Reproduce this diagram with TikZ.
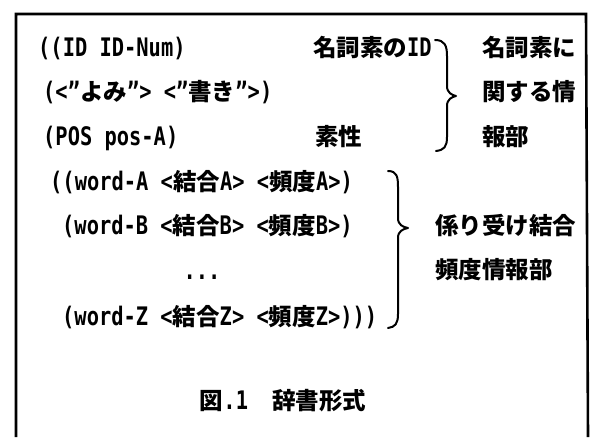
\documentclass[tikz,border=0pt]{standalone}
\usepackage{fontspec}
\setmainfont{DejaVu Sans Mono}[FakeStretch=0.8]
\newfontfamily\cjkfont{Noto Sans CJK JP}
\newcommand\jp[1]{{\cjkfont\fontsize{23.5}{23.5}\selectfont #1}}
\tikzset{
  txt/.style={inner sep=0pt, anchor=west, text height=17pt, text depth=5pt,
    font=\fontsize{25.5}{25.5}\selectfont\bfseries},
  bracestroke/.style={line width=2pt, line cap=round, line join=round},
  frame/.style={line width=2.6pt}
}
\begin{document}
\begin{tikzpicture}[x=1pt,y=-1pt]
\useasboundingbox (0,0) rectangle (594,437);
% frame (open at the bottom)
\draw[frame] (16,437) -- (16,14) -- (586,14) -- (588,437);

% ID part
\node[txt] (l1) at (38,50) {((ID ID-Num)};
\node[txt] (l2) at (43,94) {(<"\jp{よみ}"> <"\jp{書き}">)};
\node[txt] (l3) at (43,139) {(POS pos-A)};
\node[txt] (c1) at (313,50) {\jp{名詞素の}ID};
\node[txt] (c3) at (315,139) {\jp{素性}};
\node[txt] (r1) at (482,50) {\jp{名詞素に}};
\node[txt] (r2) at (482,94) {\jp{関する情}};
\node[txt] (r3) at (482,139) {\jp{報部}};

% dependency part
\node[txt] (l4) at (50,184) {((word-A <\jp{結合}A> <\jp{頻度}A>)};
\node[txt] (l5) at (62,228) {(word-B <\jp{結合}B> <\jp{頻度}B>)};
\node[txt, anchor=center] (dots) at (202,273) {...};
\node[txt] (l7) at (62,319) {(word-Z <\jp{結合}Z> <\jp{頻度}Z>)))};
\node[txt] (s1) at (435,228) {\jp{係り受け結合}};
\node[txt] (s2) at (435,272) {\jp{頻度情報部}};

% caption
\node[txt, anchor=center] (cap) at (283,403) {\jp{図}.1\hspace{24pt}\jp{辞書形式}};

% brace 1
\draw[bracestroke] (435,40) .. controls (445,40) and (447,46) .. (447,56)
  -- (447,86) .. controls (447,93) and (452,95) .. (456,96)
  .. controls (452,97) and (447,99) .. (447,106)
  -- (447,137) .. controls (447,147) and (444,150) .. (436,151);
% brace 2
\draw[bracestroke] (388,171) .. controls (397,171) and (398,177) .. (398,187)
  -- (398,218) .. controls (398,225) and (403,227) .. (408,228)
  .. controls (403,229) and (398,231) .. (398,238)
  -- (398,314) .. controls (398,324) and (395,327) .. (388,328);
\end{tikzpicture}
\end{document}
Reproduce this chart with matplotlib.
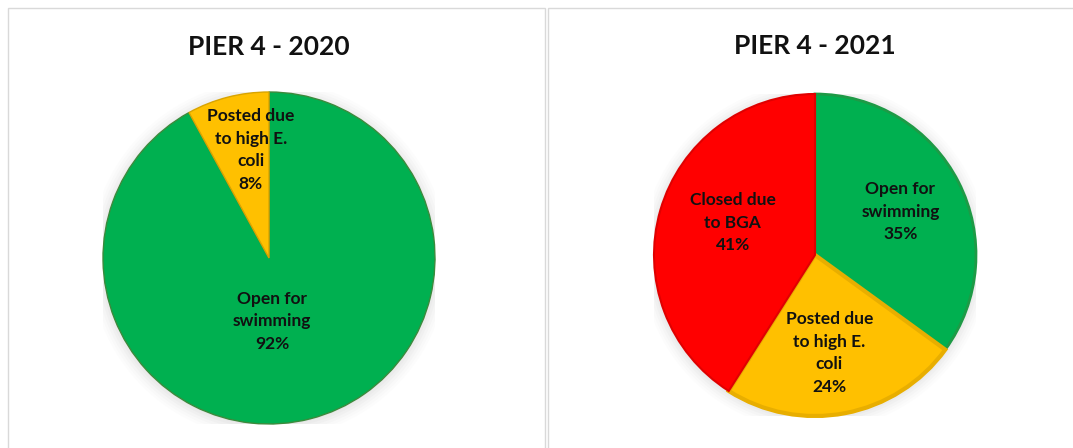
import matplotlib
matplotlib.use("Agg")
import matplotlib.pyplot as plt
from matplotlib.patches import Rectangle, Circle
import numpy as np

plt.rcParams['font.family'] = ['Lato', 'DejaVu Sans']

W, H = 1073, 448

# data
titles = ['PIER 4 - 2020', 'PIER 4 - 2021']
labels_2020 = ['Open for\nswimming', 'Posted due\nto high E.\ncoli']
values_2020 = [92, 8]
labels_2021 = ['Open for\nswimming', 'Posted due\nto high E.\ncoli', 'Closed due\nto BGA']
values_2021 = [35, 24, 41]

green = '#00B050'
yellow = '#FFC000'
red = '#FF0000'

colors_2020 = [green, yellow]
edges_2020 = ['#3C8A3C', '#D9A400']
colors_2021 = [green, yellow, red]
edges_2021 = ['#1E9A46', '#E8AE00', '#E00000']

# label placement (pie units) as Excel "best fit" put them
pos_2020 = [(0.02, -0.38), (-0.11, 0.65)]
pos_2021 = [(0.53, 0.27), (0.09, -0.61), (-0.51, 0.20)]

fig = plt.figure(figsize=(W / 100, H / 100), dpi=100)
fig.patch.set_facecolor('white')

# panel frames
for x0, x1 in [(8, 545), (548, 1080)]:
    fig.patches.append(Rectangle((x0 / W, -0.05), (x1 - x0) / W, (H - 8) / H + 0.05,
                                 transform=fig.transFigure, fill=False,
                                 edgecolor='#D9D9D9', linewidth=1.0))


def draw_pie(cx, cy, r, vals, cols, eds, lws, labs, pos, title, title_y):
    ax = fig.add_axes([(cx - r) / W, (H - cy - r) / H, 2 * r / W, 2 * r / H])
    # soft shadow
    for k, a in zip(np.linspace(1.08, 1.0, 6), [0.02, 0.025, 0.03, 0.035, 0.04, 0.05]):
        ax.add_patch(Circle((0, -0.01), k, color='#808080', alpha=a, lw=0, zorder=0))
    wedges, _ = ax.pie(vals, colors=cols, startangle=90, counterclock=False,
                       wedgeprops=dict(linewidth=1))
    for w, e, lw in zip(wedges, eds, lws):
        w.set_edgecolor(e)
        w.set_linewidth(lw)
        w.set_zorder(2)
    tot = sum(vals)
    for lab, v, (x, y) in zip(labs, vals, pos):
        ax.text(x, y, '%s\n%d%%' % (lab, round(100 * v / tot)), ha='center', va='center',
                fontsize=12.5, fontweight='bold', color='#111111', linespacing=1.5, zorder=3)
    ax.set_xlim(-1, 1)
    ax.set_ylim(-1, 1)
    ax.set_aspect('equal')
    ax.axis('off')
    fig.text(cx / W, 1 - title_y / H, title, ha='center', va='center',
             fontsize=19, fontweight='bold', color='#111111')


draw_pie(269, 258, 166, values_2020, colors_2020, edges_2020, [1.0, 1.0],
         labels_2020, pos_2020, titles[0], 47)
draw_pie(815, 255, 161, values_2021, colors_2021, edges_2021, [2.0, 3.0, 1.5],
         labels_2021, pos_2021, titles[1], 46)

fig.savefig('out.png', dpi=100, facecolor='white')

Goal: Provide the number of lines in the entries that include "with", and no other text.

Answer for this exercise: 2